AIM OF THE TASK:
Reproduce precisely the lines of the listing below, starting with the line that contains "The picture is" and stopping after the line that contains "Legend, XAxis, YAxis"; include nothing else.

[SUPPLIED MATERIAL start]

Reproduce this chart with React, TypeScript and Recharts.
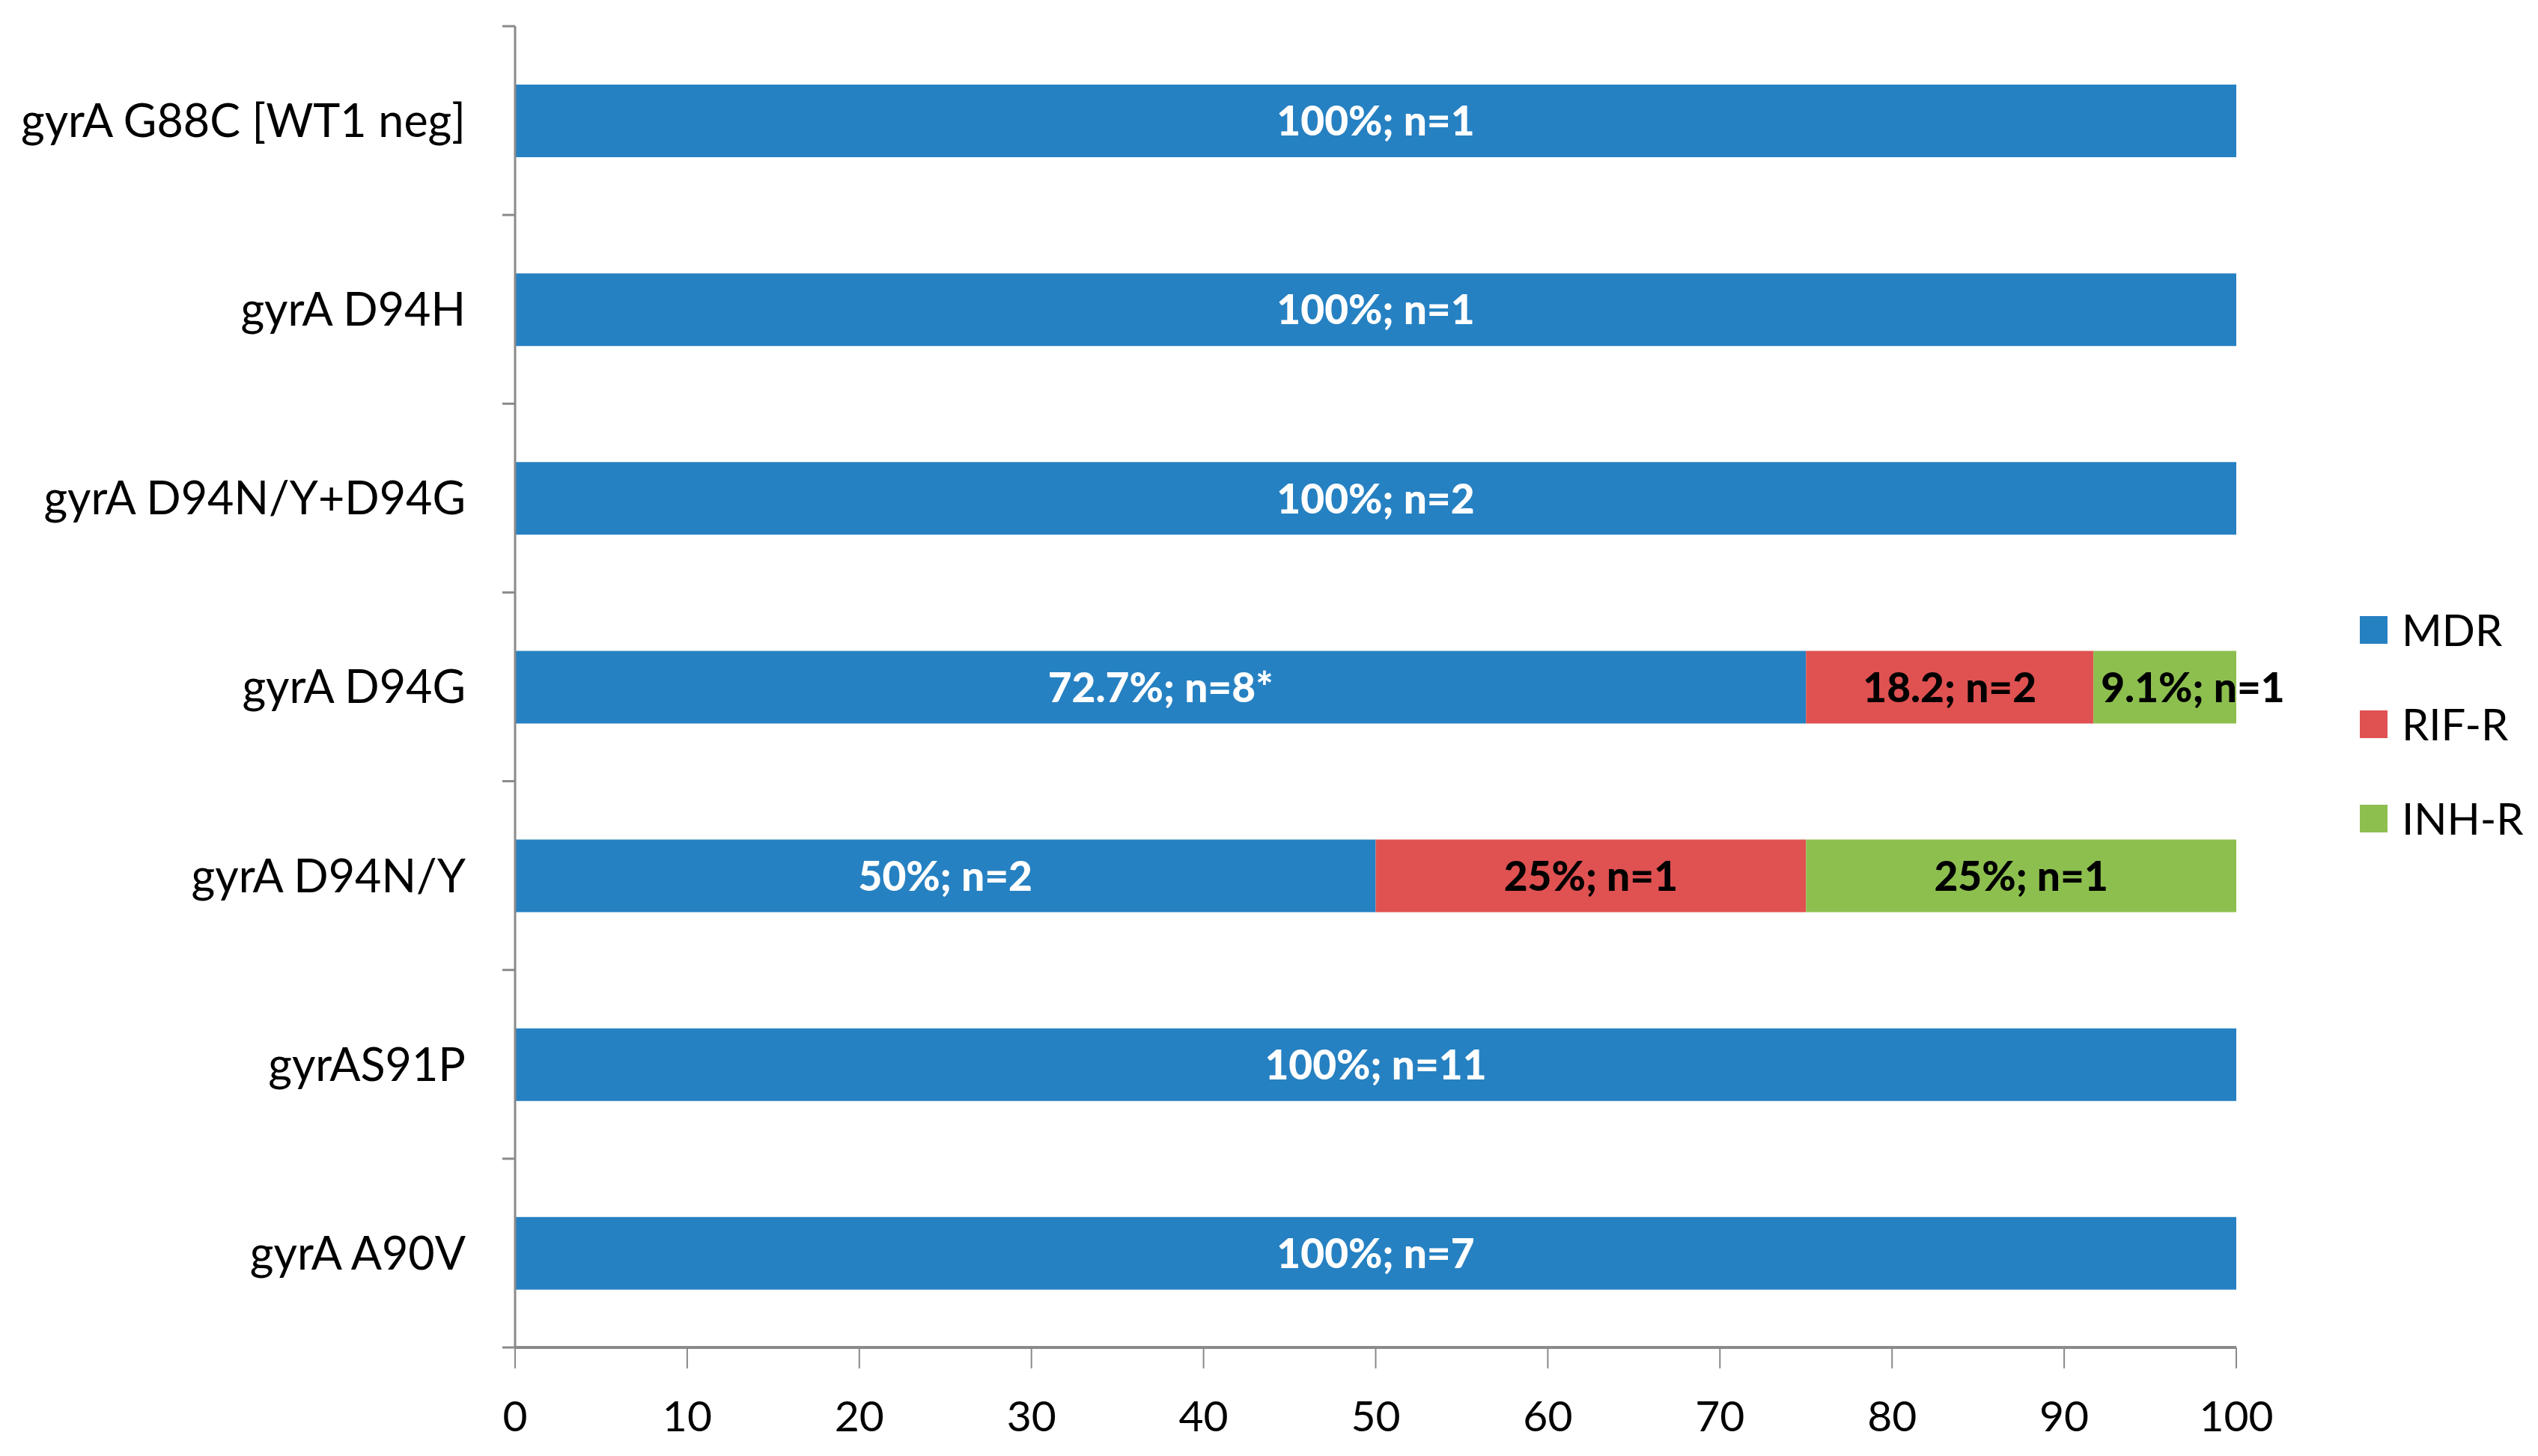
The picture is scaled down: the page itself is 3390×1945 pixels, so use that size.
import React from 'react';
import { Bar, BarChart, LabelList, Legend, XAxis, YAxis } from 'recharts';

const categories = [
  'gyrA G88C [WT1 neg]',
  'gyrA D94H',
  'gyrA D94N/Y+D94G',
  'gyrA D94G',
  'gyrA D94N/Y',
  'gyrAS91P',
  'gyrA A90V',
];
const mdrValues = [100, 100, 100, 75, 50, 100, 100];
const rifValues = [0, 0, 0, 16.7, 25, 0, 0];
const inhValues = [0, 0, 0, 8.3, 25, 0, 0];
const mdrLabels = ['100%; n=1', '100%; n=1', '100%; n=2', '72.7%; n=8*', '50%; n=2', '100%; n=11', '100%; n=7'];
const rifLabels = ['', '', '', '18.2; n=2', '25%; n=1', '', ''];
const inhLabels = ['', '', '', '9.1%; n=1', '25%; n=1', '', ''];
const xTicks = [0, 10, 20, 30, 40, 50, 60, 70, 80, 90, 100];
const seriesNames = ['MDR', 'RIF-R', 'INH-R'];

const COLORS = ['#2681C2', '#E05151', '#8DBF4F'];
const FONT = "Lato, 'Open Sans', sans-serif";
const AXIS_GREY = '#8a8a8a';

const W = 3390;
const H = 1945;
const MARGIN_TOP = 35;
const X_AXIS_H = 145;
const Y_AXIS_W = 688;
const LEGEND_W = 403;
const PLOT_H = H - MARGIN_TOP - X_AXIS_H;
const BAND = PLOT_H / categories.length;
const LABEL_FS = 55;

const data = categories.map((name, i) => ({
  name,
  mdr: mdrValues[i],
  rif: rifValues[i],
  inh: inhValues[i],
  mdrLabel: mdrLabels[i],
  rifLabel: rifLabels[i],
  inhLabel: inhLabels[i],
}));

// centred like Excel, but a label wider than its segment starts at the segment's left edge
const makeLabel = (color: string) => (props: any) => {
  const { x, y, width, height, value } = props;
  if (!value) return null;
  const w = Number(width);
  const tooWide = String(value).length * LABEL_FS * 0.5 > w;
  return (
    <text
      x={tooWide ? Number(x) + 10 : Number(x) + w / 2}
      y={Number(y) + Number(height) / 2}
      dy="0.36em"
      textAnchor={tooWide ? 'start' : 'middle'}
      fill={color}
      fontFamily={FONT}
      fontWeight={900}
      fontSize={LABEL_FS}
    >
      {value}
    </text>
  );
};

const CategoryTick = (props: any) => {
  const { x, y, payload, index } = props;
  const last = index === categories.length - 1;
  return (
    <g>
      <line x1={x - 17} x2={x} y1={y - BAND / 2} y2={y - BAND / 2} stroke={AXIS_GREY} strokeWidth={3} />
      {last && (
        <line x1={x - 17} x2={x} y1={y + BAND / 2} y2={y + BAND / 2} stroke={AXIS_GREY} strokeWidth={3} />
      )}
      <text x={x - 66} y={y} dy="0.36em" textAnchor="end" fill="#000" fontFamily={FONT} fontSize={61}>
        {payload.value}
      </text>
    </g>
  );
};

const LegendContent = () => (
  <div style={{ width: LEGEND_W, height: 378, paddingLeft: 165, boxSizing: 'border-box' }}>
    {seriesNames.map((n, i) => (
      <div key={n} style={{ height: 126, display: 'flex', alignItems: 'center' }}>
        <div style={{ width: 37, height: 37, background: COLORS[i], marginRight: 19 }} />
        <span style={{ fontFamily: FONT, fontSize: 58, color: '#000', lineHeight: 1 }}>{n}</span>
      </div>
    ))}
  </div>
);

const App: React.FC = () => {
  return (
    <div style={{ position: 'absolute', left: 0, top: 0, background: '#fff' }}>
      <BarChart
        width={W}
        height={H}
        data={data}
        layout="vertical"
        margin={{ top: MARGIN_TOP, right: 0, left: 0, bottom: 0 }}
      >
        <XAxis
          type="number"
          domain={[0, 100]}
          ticks={xTicks}
          height={X_AXIS_H}
          axisLine={{ stroke: AXIS_GREY, strokeWidth: 4 }}
          tickLine={{ stroke: AXIS_GREY, strokeWidth: 2 }}
          tickSize={28}
          tickMargin={44}
          tick={{ fill: '#000', fontFamily: FONT, fontSize: 57 }}
        />
        <YAxis
          type="category"
          dataKey="name"
          width={Y_AXIS_W}
          axisLine={{ stroke: AXIS_GREY, strokeWidth: 3 }}
          tickLine={false}
          tickSize={0}
          tickMargin={0}
          tick={<CategoryTick />}
          interval={0}
        />
        <Legend
          layout="vertical"
          align="right"
          verticalAlign="middle"
          content={<LegendContent />}
          wrapperStyle={{ top: 778 }}
        />
        <Bar dataKey="mdr" name={seriesNames[0]} stackId="a" fill={COLORS[0]} barSize={97} isAnimationActive={false}>
          <LabelList dataKey="mdrLabel" content={makeLabel('#fff')} />
        </Bar>
        <Bar dataKey="rif" name={seriesNames[1]} stackId="a" fill={COLORS[1]} barSize={97} isAnimationActive={false}>
          <LabelList dataKey="rifLabel" content={makeLabel('#000')} />
        </Bar>
        <Bar dataKey="inh" name={seriesNames[2]} stackId="a" fill={COLORS[2]} barSize={97} isAnimationActive={false}>
          <LabelList dataKey="inhLabel" content={makeLabel('#000')} />
        </Bar>
      </BarChart>
    </div>
  );
};

export default App;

[SUPPLIED MATERIAL end]

SOLUTION BELOW:
The picture is scaled down: the page itself is 3390×1945 pixels, so use that size.
import React from 'react';
import { Bar, BarChart, LabelList, Legend, XAxis, YAxis } from 'recharts';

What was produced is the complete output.